**Request**: Write out the opening lines of the data word for word, up to and including the line with "const textColor = '#1a1a1a';", and leave every picture and every later line out.

**Material provided**:
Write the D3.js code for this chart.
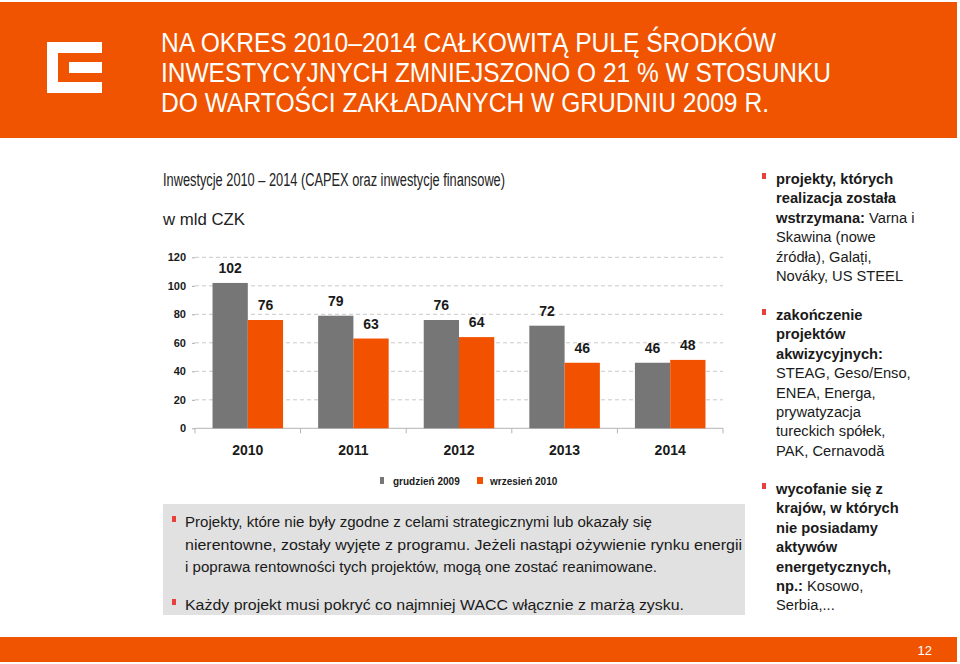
<!DOCTYPE html>
<html>
<head>
<meta charset="utf-8">
<script src="https://cdn.jsdelivr.net/npm/d3@7"></script>
<style>
  body { margin: 0; background: #fff; }
  svg { display: block; font-family: "Liberation Sans", Arial, sans-serif; }
</style>
</head>
<body>
<svg id="chart"></svg>
<script>
// colors
const orange = '#f25200';
const headerOrange = '#f05400';
const barGray = '#767676';
const gridColor = '#c9c9c9';
const bulletRed = '#e8403a';
const textColor = '#1a1a1a';

// data
const years = ['2010', '2011', '2012', '2013', '2014'];
const dec2009 = [102, 79, 76, 72, 46];
const sep2010 = [76, 63, 64, 46, 48];
const seriesNames = ['grudzień 2009', 'wrzesień 2010'];
const yTicks = [0, 20, 40, 60, 80, 100, 120];

const width = 960;
const height = 664;

const svg = d3.select('#chart')
    .attr('width', width)
    .attr('height', height);

// header band
svg.append('rect')
    .attr('x', 0).attr('y', 2)
    .attr('width', 957).attr('height', 136)
    .attr('fill', headerOrange);

// logo
const logo = svg.append('g');
logo.append('rect').attr('x', 47).attr('y', 42).attr('width', 55).attr('height', 51).attr('fill', '#fff');
logo.append('rect').attr('x', 58).attr('y', 53).attr('width', 44).attr('height', 29).attr('fill', headerOrange);
logo.append('rect').attr('x', 69).attr('y', 62).attr('width', 33).attr('height', 11).attr('fill', '#fff');

const headerLines = [
    ['NA OKRES 2010–2014 CAŁKOWITĄ PULĘ ŚRODKÓW', 615],
    ['INWESTYCYJNYCH ZMNIEJSZONO O 21 % W STOSUNKU', 670],
    ['DO WARTOŚCI ZAKŁADANYCH W GRUDNIU 2009 R.', 608]
];
svg.append('g')
    .selectAll('text')
    .data(headerLines)
    .enter()
    .append('text')
    .attr('x', 161)
    .attr('y', (d, i) => 52 + i * 30)
    .attr('fill', '#fff')
    .attr('font-size', 27)
    .attr('textLength', d => d[1])
    .attr('lengthAdjust', 'spacingAndGlyphs')
    .text(d => d[0]);

// chart titles
svg.append('text')
    .attr('x', 163).attr('y', 186)
    .attr('font-size', 18)
    .attr('fill', '#222')
    .attr('textLength', 342).attr('lengthAdjust', 'spacingAndGlyphs')
    .text('Inwestycje 2010 – 2014 (CAPEX oraz inwestycje finansowe)');

svg.append('text')
    .attr('x', 163).attr('y', 225)
    .attr('font-size', 16)
    .attr('fill', '#222')
    .attr('textLength', 82).attr('lengthAdjust', 'spacingAndGlyphs')
    .text('w mld CZK');

// scales
const x0 = d3.scaleBand()
    .domain(years)
    .range([195, 723])
    .paddingInner(0.332)
    .paddingOuter(0.166);

const x1 = d3.scaleBand()
    .domain([0, 1])
    .range([0, x0.bandwidth()]);

const y = d3.scaleLinear()
    .domain([0, 120])
    .range([428.3, 257.3]);

// gridlines
svg.append('g')
    .selectAll('line')
    .data(yTicks.filter(t => t > 0))
    .enter()
    .append('line')
    .attr('x1', 195).attr('x2', 723)
    .attr('y1', d => y(d)).attr('y2', d => y(d))
    .attr('stroke', gridColor)
    .attr('stroke-dasharray', '4,3');

// y axis labels
const yAxis = svg.append('g')
    .attr('transform', 'translate(195,0)')
    .call(d3.axisLeft(y).tickValues(yTicks).tickSize(3).tickPadding(6));
yAxis.select('.domain').remove();
yAxis.selectAll('.tick line').attr('stroke', '#aaa');
yAxis.selectAll('.tick text')
    .attr('font-family', '"Liberation Sans", Arial, sans-serif')
    .attr('font-size', 11).attr('font-weight', 'bold')
    .attr('fill', textColor);

// x axis
const xAxisG = svg.append('g').attr('transform', `translate(0,${y(0)})`);
xAxisG.append('line')
    .attr('x1', 195).attr('x2', 723)
    .attr('stroke', '#b5b5b5');
const step = x0.step();
xAxisG.selectAll('.xtick')
    .data(d3.range(years.length + 1))
    .enter()
    .append('line')
    .attr('x1', i => 195 + i * step).attr('x2', i => 195 + i * step)
    .attr('y1', 0).attr('y2', 5)
    .attr('stroke', '#b5b5b5');
xAxisG.selectAll('.xlabel')
    .data(years)
    .enter()
    .append('text')
    .attr('x', d => x0(d) + x0.bandwidth() / 2)
    .attr('y', 27)
    .attr('text-anchor', 'middle')
    .attr('font-size', 14).attr('font-weight', 'bold')
    .attr('fill', textColor)
    .text(d => d);

// bars
const series = [dec2009, sep2010];
const colors = [barGray, orange];
series.forEach((vals, s) => {
    const g = svg.append('g');
    g.selectAll('rect')
        .data(vals)
        .enter()
        .append('rect')
        .attr('x', (d, i) => x0(years[i]) + x1(s))
        .attr('y', d => y(d))
        .attr('width', x1.bandwidth())
        .attr('height', d => y(0) - y(d))
        .attr('fill', colors[s]);
    g.selectAll('text')
        .data(vals)
        .enter()
        .append('text')
        .attr('x', (d, i) => x0(years[i]) + x1(s) + x1.bandwidth() / 2)
        .attr('y', d => y(d) - 10)
        .attr('text-anchor', 'middle')
        .attr('font-size', 14).attr('font-weight', 'bold')
        .attr('fill', textColor)
        .text(d => d);
});

// legend
const legendX = [380, 477];
seriesNames.forEach((name, s) => {
    svg.append('rect')
        .attr('x', legendX[s]).attr('y', 477)
        .attr('width', s === 0 ? 4 : 6).attr('height', 7)
        .attr('fill', colors[s]);
    svg.append('text')
        .attr('x', legendX[s] + 13).attr('y', 485)
        .attr('font-size', 10).attr('font-weight', 'bold')
        .attr('fill', textColor)
        .text(name);
});

// bottom gray box
svg.append('rect')
    .attr('x', 163).attr('y', 504)
    .attr('width', 582).attr('height', 111)
    .attr('fill', '#e1e1e1');

const boxLines = [
    ['Projekty, które nie były zgodne z celami strategicznymi lub okazały się', 527, true, 467],
    ['nierentowne, zostały wyjęte z programu. Jeżeli nastąpi ożywienie rynku energii', 550, false, 557],
    ['i poprawa rentowności tych projektów, mogą one zostać reanimowane.', 572, false, 472],
    ['Każdy projekt musi pokryć co najmniej WACC włącznie z marżą zysku.', 610, true, 499]
];
boxLines.forEach(([t, yy, bullet, len]) => {
    if (bullet) {
        svg.append('rect')
            .attr('x', 172).attr('y', yy - 11)
            .attr('width', 4).attr('height', 6)
            .attr('fill', bulletRed);
    }
    svg.append('text')
        .attr('x', 185).attr('y', yy)
        .attr('font-size', 15.5)
        .attr('fill', textColor)
        .attr('textLength', len).attr('lengthAdjust', 'spacingAndGlyphs')
        .text(t);
});

// right column
const rightBlocks = [
    [184, [
        [['projekty, których', true]],
        [['realizacja została', true]],
        [['wstrzymana: ', true], ['Varna i', false]],
        [['Skawina (nowe', false]],
        [['źródła), Galați,', false]],
        [['Nováky, US STEEL', false]]
    ]],
    [320, [
        [['zakończenie', true]],
        [['projektów', true]],
        [['akwizycyjnych:', true]],
        [['STEAG, Geso/Enso,', false]],
        [['ENEA, Energa,', false]],
        [['prywatyzacja', false]],
        [['tureckich spółek,', false]],
        [['PAK, Cernavodă', false]]
    ]],
    [494, [
        [['wycofanie się z', true]],
        [['krajów, w których', true]],
        [['nie posiadamy', true]],
        [['aktywów', true]],
        [['energetycznych,', true]],
        [['np.: ', true], ['Kosowo,', false]],
        [['Serbia,...', false]]
    ]]
];
rightBlocks.forEach(([y0, lines]) => {
    svg.append('rect')
        .attr('x', 762).attr('y', y0 - 11)
        .attr('width', 4).attr('height', 6)
        .attr('fill', bulletRed);
    lines.forEach((segs, li) => {
        const t = svg.append('text')
            .attr('x', 776).attr('y', y0 + li * 19.4)
            .attr('font-size', 14.7)
            .attr('fill', textColor);
        segs.forEach(([s, b]) => {
            t.append('tspan').attr('font-weight', b ? 'bold' : 'normal').text(s);
        });
    });
});

// footer band
svg.append('rect')
    .attr('x', 0).attr('y', 637)
    .attr('width', 957).attr('height', 25)
    .attr('fill', headerOrange);
svg.append('text')
    .attr('x', 932).attr('y', 655)
    .attr('text-anchor', 'end')
    .attr('font-size', 13)
    .attr('fill', '#fff')
    .text('12');
</script>
</body>
</html>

**Task output**:
Write the D3.js code for this chart.
<!DOCTYPE html>
<html>
<head>
<meta charset="utf-8">
<script src="https://cdn.jsdelivr.net/npm/d3@7"></script>
<style>
  body { margin: 0; background: #fff; }
  svg { display: block; font-family: "Liberation Sans", Arial, sans-serif; }
</style>
</head>
<body>
<svg id="chart"></svg>
<script>
// colors
const orange = '#f25200';
const headerOrange = '#f05400';
const barGray = '#767676';
const gridColor = '#c9c9c9';
const bulletRed = '#e8403a';
const textColor = '#1a1a1a';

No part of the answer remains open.